Например, одним из подобных социальных образов, которые обычно глубоко воздействовали на подсознательную психическую жизнь детей растущей цивилизации, был идол национального суверенного государства. И можно легко вообразить, что даже после того как этот идол начал требовать у своих приверженцев человеческих жертвоприношений, таких же жутких, как те, что карфагеняне приносили некогда Баал-Хамону[688] или бенгальцы — Джаггернауту[689], жертвам демона, которого сами же эти жертвы вызвали, потребовался бы бедственный опыт не просто периода одной жизни или одного цикла из цепочки трех поколений, но опыт не менее чем четырехсотлетнего периода, чтобы дойти до такого момента, когда бы они смогли вырвать это губительное идолопоклонство из своих сердец и полностью отбросить его.
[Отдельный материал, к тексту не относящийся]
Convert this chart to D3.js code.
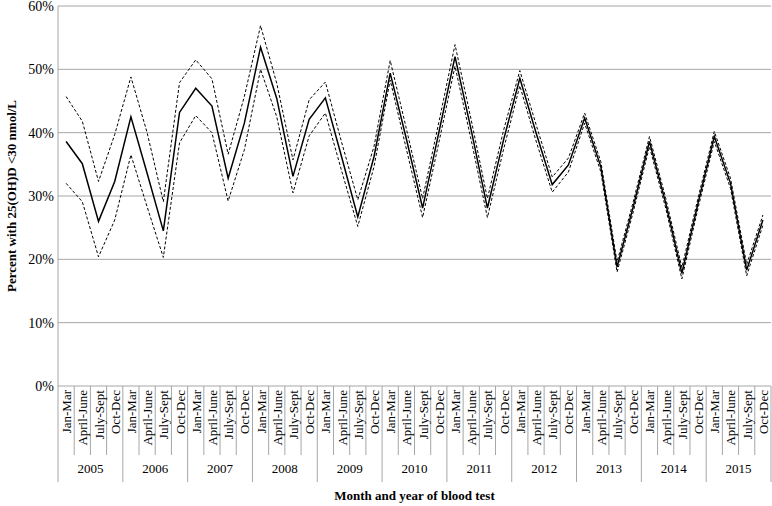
<!DOCTYPE html>
<html><head><meta charset="utf-8">
<script src="https://cdn.jsdelivr.net/npm/d3@7"></script>
<style>body{margin:0;background:#fff}svg{font-family:"Liberation Serif","Times New Roman",serif}</style>
</head><body><svg id="chart" width="772" height="506"></svg>
<script>
var years = ["2005","2006","2007","2008","2009","2010","2011","2012","2013","2014","2015"];
var quarters = ["Jan-Mar","April-June","July-Sept","Oct-Dec"];
var yTicks = [0, 10, 20, 30, 40, 50, 60];

var estimate = [38.6,35.1,26.0,32.3, 42.5,33.6,24.5,43.2, 47.0,44.2,32.8,41.5, 53.5,45.4,33.1,42.1,
  45.5,36.2,26.7,36.2, 49.4,39.0,28.1,40.0, 52.0,40.4,28.1,38.9, 48.6,40.0,31.8,34.9,
  42.3,34.6,18.8,28.3, 38.6,28.9,17.8,28.9, 39.4,32.0,18.3,26.2];
var upper = [45.7,41.8,32.3,39.7, 48.8,40.0,29.1,47.9, 51.5,48.5,36.6,45.7, 56.9,47.8,35.7,45.2,
  48.0,38.5,29.4,37.8, 51.4,40.6,29.6,41.6, 53.9,42.0,29.6,40.4, 49.8,41.3,33.0,36.0,
  43.1,35.4,19.6,29.1, 39.4,29.7,18.7,29.7, 40.2,32.8,19.2,27.0];
var lower = [32.0,29.1,20.4,26.2, 36.5,28.3,20.3,38.4, 42.7,40.0,29.2,37.3, 50.0,42.5,30.5,39.5,
  43.1,34.0,25.2,34.6, 48.3,37.4,26.6,38.4, 50.5,38.8,26.6,37.4, 47.4,38.7,30.6,33.8,
  41.5,33.8,18.0,27.5, 37.8,28.1,16.9,28.1, 38.6,31.2,17.4,25.4];

(function() {
  var cats = [];
  years.forEach(function(yr) { quarters.forEach(function(q) { cats.push(yr + "|" + q); }); });

  var svg = d3.select("#chart");
  var plotL = 58, plotR = 771, plotT = 6, plotB = 386;

  var x = d3.scaleBand().domain(cats).range([plotL, plotR]);
  var y = d3.scaleLinear().domain([0, 60]).range([plotB, plotT]);

  // gridlines
  svg.append("g").selectAll("line").data(yTicks.slice(1)).enter().append("line")
    .attr("x1", plotL).attr("x2", plotR)
    .attr("y1", function(d) { return y(d); }).attr("y2", function(d) { return y(d); })
    .attr("stroke", "#a6a6a6").attr("stroke-width", 1);

  // y axis
  svg.append("line").attr("x1", plotL).attr("x2", plotL).attr("y1", plotT).attr("y2", plotB)
    .attr("stroke", "#a6a6a6");
  svg.append("g").selectAll("text").data(yTicks).enter().append("text")
    .attr("x", plotL - 4).attr("y", function(d) { return y(d) + 5; })
    .attr("text-anchor", "end").attr("font-size", 14).text(function(d) { return d + "%"; });

  // category axis boxes
  var g = svg.append("g").attr("stroke", "#a6a6a6");
  g.append("line").attr("x1", plotL).attr("x2", plotR).attr("y1", plotB).attr("y2", plotB);
  cats.forEach(function(c, i) {
    var xx = x(c);
    g.append("line").attr("x1", xx).attr("x2", xx).attr("y1", plotB)
      .attr("y2", i % 4 == 0 ? 482 : 455);
  });
  g.append("line").attr("x1", plotR).attr("x2", plotR).attr("y1", plotB).attr("y2", 482);

  svg.append("g").selectAll("text").data(cats).enter().append("text")
    .attr("transform", function(d) { return "translate(" + (x(d) + x.bandwidth() / 2 + 5) + ",390) rotate(-90)"; })
    .attr("text-anchor", "end").attr("font-size", 13)
    .text(function(d) { return d.split("|")[1]; });

  svg.append("g").selectAll("text").data(years).enter().append("text")
    .attr("x", function(d) { return x(d + "|Jan-Mar") + 2 * x.bandwidth(); })
    .attr("y", 473).attr("text-anchor", "middle").attr("font-size", 13).text(function(d) { return d; });

  // lines
  var line = d3.line().x(function(d, i) { return x(cats[i]) + x.bandwidth() / 2; })
    .y(function(d) { return y(d); });
  svg.append("path").datum(upper).attr("d", line).attr("fill", "none")
    .attr("stroke", "#000").attr("stroke-width", 1).attr("stroke-dasharray", "3,2");
  svg.append("path").datum(lower).attr("d", line).attr("fill", "none")
    .attr("stroke", "#000").attr("stroke-width", 1).attr("stroke-dasharray", "3,2");
  svg.append("path").datum(estimate).attr("d", line).attr("fill", "none")
    .attr("stroke", "#000").attr("stroke-width", 1.5);

  // titles
  svg.append("text").attr("x", (plotL + plotR) / 2).attr("y", 500).attr("text-anchor", "middle")
    .attr("font-size", 13).attr("font-weight", "bold").text("Month and year of blood test");
  svg.append("text").attr("transform", "translate(16," + (plotT + plotB) / 2 + ") rotate(-90)")
    .attr("text-anchor", "middle").attr("font-size", 13).attr("font-weight", "bold")
    .text("Percent with 25(OH)D <30 nmol/L");
})();
</script></body></html>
Можно также легко вообразить, что им потребовалось бы даже не четыреста лет, а восемьсот или тысяча, чтобы отделиться от всего аппарата цивилизации, надлом и распад которой со всей очевидностью выявило «смутное время», и открыть сердца для принятия впечатления какого-либо другого общества того же вида или иного вида, представленного некоторыми высшими религиями. Образ цивилизации является, по-видимому, гораздо более привлекательным для подсознательной души, чем образ любых национальных государств, на которые в политическом плане обычно разделяется цивилизация, пока они наконец не входят в универсальное государство. Под этим углом зрения мы можем подобным же образом понять, как универсальному государству после его установления иногда удается сохранить свою власть над сердцами бывших подданных или даже над сердцами своих истинных разрушителей на протяжении поколений или даже целых столетий после того, как оно утрачивает свою пригодность, равно как и власть, и становится почти таким же мучительно-тяжелым грузом, как и предшествующие национальные государства, для ликвидации которых оно было создано.
«Отношение между внешними тревогами, испытываемыми представителями взрослого поколения, — тревогами, которые непосредственно обусловлены социальным положением испытывающего их народа, — и внутренними, действующими автоматически тревогами детей этого народа в подрастающем поколении, несомненно, является феноменом очень большого значения… Печать, которую ставит вереница следующих друг за другом поколений как на физическое развитие индивида, так и на ход исторических изменений, является тем, что мы только тогда начнем понимать более адекватно, нежели понимаем сейчас, когда станем более способны, чем сейчас, делать свои наблюдения и мыслить историю в терминах длинных цепочек поколений»{154}.